“The ground-plan of a typical Auvergnese church was developed from the early Christian basilica plan. Transept-arms and a choir give it the cruciform shape; the long nave is flanked by aisles; the primitive projecting narthex is replaced by a vestibule which is included behind the main façade; and the apse is encircled by chapels. This was the plan characteristic of those Northern Romanesque styles from which the Gothic styles were to spring. But in Auvergne the structure raised upon this plan was distinctively Southern in idea, and at the same time distinctively local in treatment.
The aisles of Notre Dame du Port like those in Poitou and Provence, are much taller than the old basilican aisles which, with great triforia and clearstories above them, were retained in Northern Romanesque and in Gothic art. Once again this increase in altitude is explained by the desire for high-palced lateral vaults as buttresses for the long barrel-vault of the nave. But the Auvergnese aisle is not so very lofty as are those of Poitou and Provence, and its service as a buttress is performed in a different way.
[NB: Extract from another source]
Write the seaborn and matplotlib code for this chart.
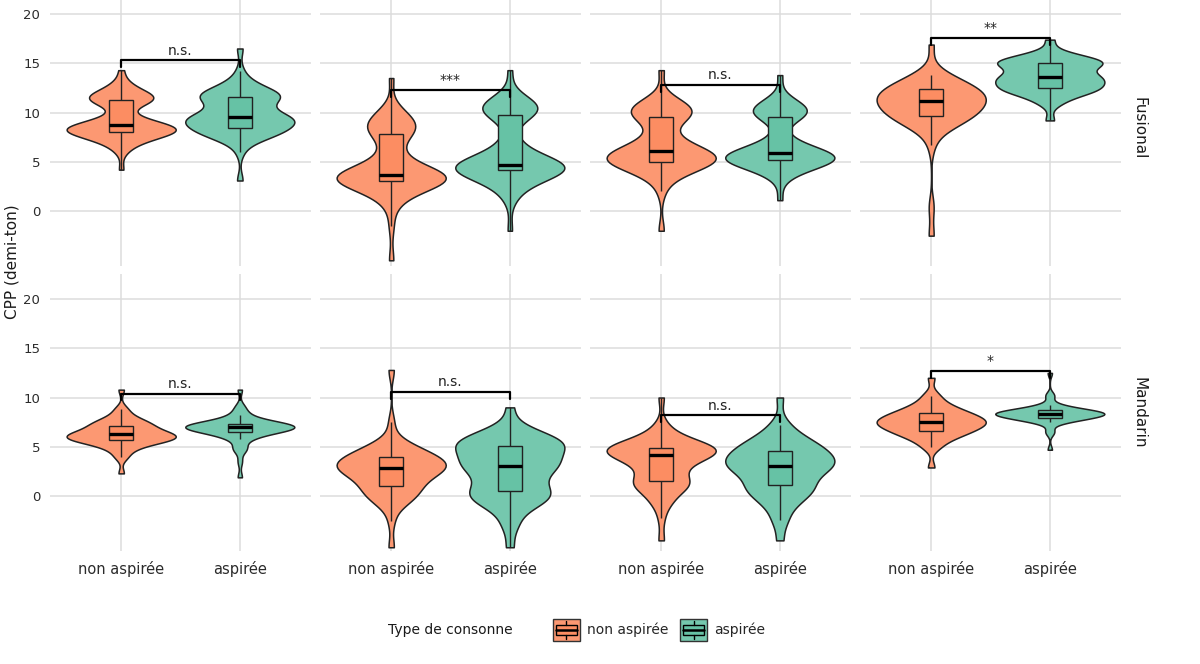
import pandas as pd
import seaborn as sns
import matplotlib.pyplot as plt
from matplotlib.patches import Rectangle
from matplotlib.lines import Line2D
from matplotlib.legend_handler import HandlerBase

sns.set_theme(style="white")
plt.rcParams['font.family'] = ['DejaVu Sans']

# Categories
types = ["non aspirée", "aspirée"]
langues = ["Fusional", "Mandarin"]
box_colors = ["#FC8D62", "#66C2A5"]
violin_colors = ["#FC9872", "#75C8AE"]

# CPP values, one list per column (1-4)
fus_non = [
    [4.2, 6.2, 7.0, 7.4, 7.7, 7.9, 8.1, 8.2, 8.3, 8.5, 8.6, 8.8, 9.0, 9.6, 10.8, 11.2, 11.4, 11.6, 11.8, 12.3, 13.0, 14.3],
    [-5.0, -1.5, 0.8, 2.0, 2.6, 2.9, 3.1, 3.3, 3.5, 3.6, 3.7, 4.0, 4.6, 6.0, 7.8, 8.2, 8.8, 9.4, 10.2, 13.5],
    [-2.0, 2.0, 3.6, 4.5, 4.8, 5.0, 5.3, 5.5, 5.8, 6.1, 6.5, 7.5, 9.2, 9.8, 10.3, 10.6, 11.2, 14.3],
    [-2.5, 0.4, 6.7, 8.5, 9.2, 9.6, 10.0, 10.2, 10.8, 11.2, 11.4, 11.6, 12.0, 12.4, 12.7, 13.2, 13.8, 16.9],
]
fus_asp = [
    [3.1, 6.0, 7.2, 7.8, 8.0, 8.3, 8.6, 9.0, 9.2, 9.4, 9.5, 9.8, 10.4, 11.0, 11.5, 11.7, 11.9, 12.2, 13.0, 14.2, 16.5],
    [-2.0, 1.5, 2.8, 3.5, 4.0, 4.2, 4.3, 4.5, 4.6, 4.7, 5.0, 5.6, 7.0, 9.8, 10.2, 10.5, 10.8, 11.3, 14.3],
    [1.1, 3.5, 4.4, 4.8, 5.0, 5.2, 5.4, 5.6, 5.8, 5.9, 6.3, 7.2, 9.4, 9.9, 10.3, 10.6, 11.3, 13.8],
    [9.2, 11.0, 11.8, 12.2, 12.5, 12.8, 13.2, 13.5, 13.7, 14.2, 14.8, 15.0, 15.2, 15.5, 16.0, 17.4],
]
man_non = [
    [2.3, 4.0, 4.8, 5.3, 5.6, 5.7, 5.8, 6.0, 6.2, 6.3, 6.4, 6.7, 7.0, 7.3, 7.5, 8.0, 8.8, 10.8],
    [-5.2, -2.5, -0.8, -0.2, 0.5, 1.0, 1.6, 2.2, 2.6, 2.8, 3.0, 3.3, 3.6, 4.0, 4.3, 4.8, 5.5, 7.5, 12.8],
    [-4.5, -2.2, -0.5, 0.8, 1.2, 1.5, 2.4, 3.2, 3.8, 4.2, 4.4, 4.6, 4.8, 5.0, 5.3, 5.8, 7.0, 10.0],
    [2.9, 5.0, 5.8, 6.3, 6.6, 6.9, 7.2, 7.4, 7.6, 7.8, 8.1, 8.4, 8.7, 9.3, 10.2, 12.0],
]
man_asp = [
    [1.9, 3.5, 4.8, 5.8, 6.3, 6.5, 6.7, 6.8, 6.9, 7.0, 7.1, 7.2, 7.3, 7.4, 7.6, 8.2, 9.0, 10.8],
    [-5.2, -2.8, -1.0, -0.3, 0.2, 0.6, 1.5, 2.4, 3.0, 3.2, 3.8, 4.4, 5.0, 5.4, 5.6, 6.0, 6.8, 9.0],
    [-4.5, -2.4, -0.8, 0.2, 0.7, 1.2, 2.0, 2.6, 3.0, 3.2, 3.6, 4.0, 4.4, 4.9, 5.3, 6.0, 7.2, 10.0],
    [4.7, 6.5, 7.5, 7.8, 7.9, 8.0, 8.2, 8.3, 8.3, 8.4, 8.5, 8.6, 8.7, 8.8, 9.2, 10.2, 12.5],
]

# how many observations sit at each value above (thin tails = few points)
fus_non_n = [
    [1, 2, 3, 3, 3, 3, 3, 3, 3, 3, 3, 3, 3, 3, 3, 3, 3, 3, 3, 3, 2, 1],
    [1, 1, 2, 3, 3, 3, 3, 3, 3, 3, 3, 3, 3, 3, 3, 3, 3, 3, 2, 1],
    [1, 1, 3, 3, 3, 3, 3, 3, 3, 3, 3, 3, 3, 3, 3, 3, 2, 1],
    [1, 1, 1, 3, 3, 3, 3, 3, 3, 3, 3, 3, 3, 3, 3, 3, 2, 1],
]
fus_asp_n = [
    [1, 1, 3, 3, 3, 3, 3, 3, 3, 3, 3, 3, 3, 3, 3, 3, 3, 3, 3, 1, 1],
    [1, 2, 3, 3, 3, 3, 3, 3, 3, 3, 3, 3, 3, 3, 3, 3, 3, 2, 1],
    [1, 2, 3, 3, 3, 3, 3, 3, 3, 3, 3, 3, 3, 3, 3, 3, 2, 1],
    [1, 2, 3, 3, 3, 3, 3, 3, 3, 3, 3, 3, 3, 3, 2, 1],
]
man_non_n = [
    [1, 2, 3, 3, 3, 3, 3, 3, 3, 3, 3, 3, 3, 3, 3, 3, 2, 1],
    [1, 1, 2, 3, 3, 3, 3, 3, 3, 3, 3, 3, 3, 3, 3, 3, 2, 1, 1],
    [1, 1, 3, 3, 3, 3, 3, 3, 3, 3, 3, 3, 3, 3, 3, 3, 2, 1],
    [1, 2, 3, 3, 3, 3, 3, 3, 3, 3, 3, 3, 3, 3, 2, 1],
]
man_asp_n = [
    [1, 1, 3, 3, 3, 3, 3, 3, 3, 3, 3, 3, 3, 3, 3, 3, 2, 1],
    [1, 2, 3, 3, 3, 3, 3, 3, 3, 3, 3, 3, 3, 3, 3, 3, 2, 1],
    [1, 2, 3, 3, 3, 3, 3, 3, 3, 3, 3, 3, 3, 3, 3, 3, 2, 1],
    [1, 2, 3, 3, 3, 3, 3, 3, 3, 3, 3, 3, 3, 3, 3, 2, 1],
]

# significance brackets
sig_y_fus = [15.3, 12.3, 12.8, 17.6]
sig_lab_fus = ["n.s.", "***", "n.s.", "**"]
sig_y_man = [10.4, 10.6, 8.2, 12.7]
sig_lab_man = ["n.s.", "n.s.", "n.s.", "*"]
yticks = [0, 5, 10, 15, 20]

# long data frame
rows = []
groups = [("Fusional", fus_non, fus_non_n, fus_asp, fus_asp_n),
          ("Mandarin", man_non, man_non_n, man_asp, man_asp_n)]
for langue, non, non_n, asp, asp_n in groups:
    for col in range(4):
        for v, n in zip(non[col], non_n[col]):
            rows += [(langue, col, "non aspirée", v)] * n
        for v, n in zip(asp[col], asp_n[col]):
            rows += [(langue, col, "aspirée", v)] * n
df = pd.DataFrame(rows, columns=["langue", "col", "type", "cpp"])

sig = {"Fusional": (sig_y_fus, sig_lab_fus), "Mandarin": (sig_y_man, sig_lab_man)}


class KeyHandle:
    def __init__(self, i):
        self.i = i


class BoxKey(HandlerBase):
    # ggplot-like boxplot key: filled square with a box glyph
    def create_artists(self, legend, orig_handle, xdescent, ydescent, width, height, fontsize, trans):
        i = orig_handle.i
        x0, y0 = -xdescent, -ydescent
        xm = x0 + width / 2
        arts = [
            Rectangle((x0, y0), width, height, facecolor=violin_colors[i], edgecolor="#333333", lw=1.0),
            Rectangle((x0 + width * 0.12, y0 + height * 0.25), width * 0.76, height * 0.5,
                      facecolor=box_colors[i], edgecolor="black", lw=1.0),
            Line2D([x0 + width * 0.12, x0 + width * 0.88], [y0 + height * 0.5] * 2, color="black", lw=1.8),
            Line2D([xm, xm], [y0 + height * 0.06, y0 + height * 0.25], color="black", lw=1.0),
            Line2D([xm, xm], [y0 + height * 0.75, y0 + height * 0.94], color="black", lw=1.0),
        ]
        for a in arts:
            a.set_transform(trans)
        return arts


fig = plt.figure(figsize=(12, 6.64), dpi=100)
W, H = 1200, 664
ylim = (-5.6, 22.5)
panel_tops = [-10.6, 274.4]
panel_h = 276.8
panel_lefts = [50, 320, 590, 860]
panel_w = 261

for r, langue in enumerate(langues):
    for c in range(4):
        ax = fig.add_axes([panel_lefts[c] / W, 1 - (panel_tops[r] + panel_h) / H,
                           panel_w / W, panel_h / H])
        sub = df[(df["langue"] == langue) & (df["col"] == c)]

        sns.violinplot(data=sub, x="type", y="cpp", hue="type", order=types, hue_order=types,
                       palette=violin_colors, saturation=1, inner=None, cut=0,
                       density_norm="area", width=0.92, bw_adjust=0.75,
                       linecolor="#222222", linewidth=1.1, legend=False, ax=ax)
        sns.boxplot(data=sub, x="type", y="cpp", hue="type", order=types, hue_order=types,
                    palette=box_colors, saturation=1, width=0.2, showcaps=False,
                    showfliers=False, linecolor="#222222", linewidth=1.0,
                    medianprops={"linewidth": 2.4, "color": "black"}, legend=False, ax=ax)

        # bracket + label
        y = sig[langue][0][c]
        ax.plot([0, 0, 1, 1], [y - 0.7, y, y, y - 0.7], color="black", lw=1.6, zorder=5)
        ax.text(0.5, y + 0.25, sig[langue][1][c], ha="center", va="bottom",
                fontsize=10, color="#222222")

        ax.set_xlim(-0.6, 1.6)
        ax.set_ylim(*ylim)
        ax.set_yticks(yticks)
        ax.set_xlabel("")
        ax.set_ylabel("")
        ax.grid(True, axis="both", color="#DCDCDC", linewidth=1.1)
        ax.set_axisbelow(True)
        for s in ax.spines.values():
            s.set_visible(False)
        ax.tick_params(length=0, labelsize=10.5, labelcolor="#2b2b2b", pad=7)
        ax.tick_params(axis="y", labelsize=9.5)
        if r == 0:
            ax.tick_params(labelbottom=False)
        if c > 0:
            ax.tick_params(labelleft=False)
        if c == 3:
            ax.text(1.07, 0.5, langue, transform=ax.transAxes, rotation=-90,
                    ha="center", va="center", fontsize=11, color="#1a1a1a")

fig.text(12 / W, 1 - 262 / H, "CPP (demi-ton)", rotation=90, ha="center", va="center",
         fontsize=11, color="#1a1a1a")

# legend
fig.text(388 / W, 1 - 630 / H, "Type de consonne", ha="left", va="center",
         fontsize=10, color="#1a1a1a")
fig.legend([KeyHandle(0), KeyHandle(1)], types, loc="center left",
           bbox_to_anchor=(540 / W, 1 - 630 / H), ncol=2, frameon=False, fontsize=10,
           handlelength=2, handleheight=2, columnspacing=0.8, handletextpad=0.5,
           handler_map={KeyHandle: BoxKey()})

fig.savefig("out.png", dpi=100)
In Poitou and Provence the aisle-vault is the half of a barrel-vault,—continuous, and in section the quarter of a circle,—and it meets the nave-wall at so high a point that in Provence this wall gives space only for a range of very small clearstory windows, and in Poitou for no openings at all. But in Auvergne the less lofty aisle is covered by a series of rectangular intersecting vaults. These support a triforium gallery. The ceiling of this gallery is not of wood, as are those of the triforia of Romanesque churches in the North, but is a second series of intersecting vaults. Above these is thrown the actual buttressing vault, which like the aisle-vault proper in Poitou and Provence, is half of a barrell-vault. Thus that safe construction of stone ceilings above the broad nave, which in all Southern provinces was achieved much earlier than at the North, was most elaborately and scientifically compassed in Auvergne, and also most beautifully.”
—Mrs. Schuyler Van Rensselaer,“... if from the examination of the general features we proceed to the details of the building, every one who understands construction will be amazed to see what numberless precautions are resorted to in the execution,—how the prudence of the practical builder is combined with the daring of the artist full of power and inventive imagination; while in examining the mouldings and the sculpture we remark the use of reliable methods, a scrupulous adherence to principles, a perfect appreciation of effect, a style unequaled in purity by modern art, an execution at the same time delicate and bold, quite free from exaggeration, and owing its merit to the study and love of form.”
—Eugène Emmanuel Viollet-le-Duc, Regarding Notre Dame de Paris in Discourses on Architecture, 1860“The introduction of the pointed arch in vaulting construction first gives the Gothic architect the chance to carry out his aspiration for a building with taut sinews and pliant members, and without any superfluous flesh or any superfluous mass. For the much slighter lateral thrust of ogival vaulting per mits a higher and more slender treatment of the supporting pillars, and thus first makes possible that thorough breaking up of the static construction, and that expression, consonant with Gothic demands, of delicate, flexible, and unencumbered action. It is as if, now—with the introduction of the pointed arch—a great selfconsciousness went through the building. The cue seems to be given that lets its pent-up need of activity, its predisposition to express pathos, take the stage. The whole building strains itself in the joyous consciousness of being freed at last from all material weight, from all terrestrial limitations. The pillars grow high, slender, and supple; the vaulting loses itself in dizzy heights. And yet everything is subservient to this vaulting carried far aloft. For its sake only the building seems to exist. The vaulting already begins at the foundation of the building, as it were. All the great and small vaulting-shafts, which spring up from the floor and like living forces invest the pillars, appear both structurally and aesthetically as mere preparation for the vault. With lithe strength they fly up from the floor to fade away gradually in an easy movement. The movement pressing on from both sides is unified in the crown of the vault by a keystone, which, in spite of the actual weight demanded by its structural function as abutment, makes no aesthetic impression of weight and appears, rather, a natural termination, light as a flower.”
—Wilhelm Worringer, Form Problems of the Gothic, 1918“Without staying to examine the whole structure of a basilica, the reader will easily understand thus much of it: that it had a nave and two aisles, the nave much higher than the aisles; that the nave was separated from the aisles by rows of shafts, which supported, above, large spaces of flat or dead wall, rising above the aisles, and forming the upper part of the nave, now called the clerestory, which had a gabled wooden roof.”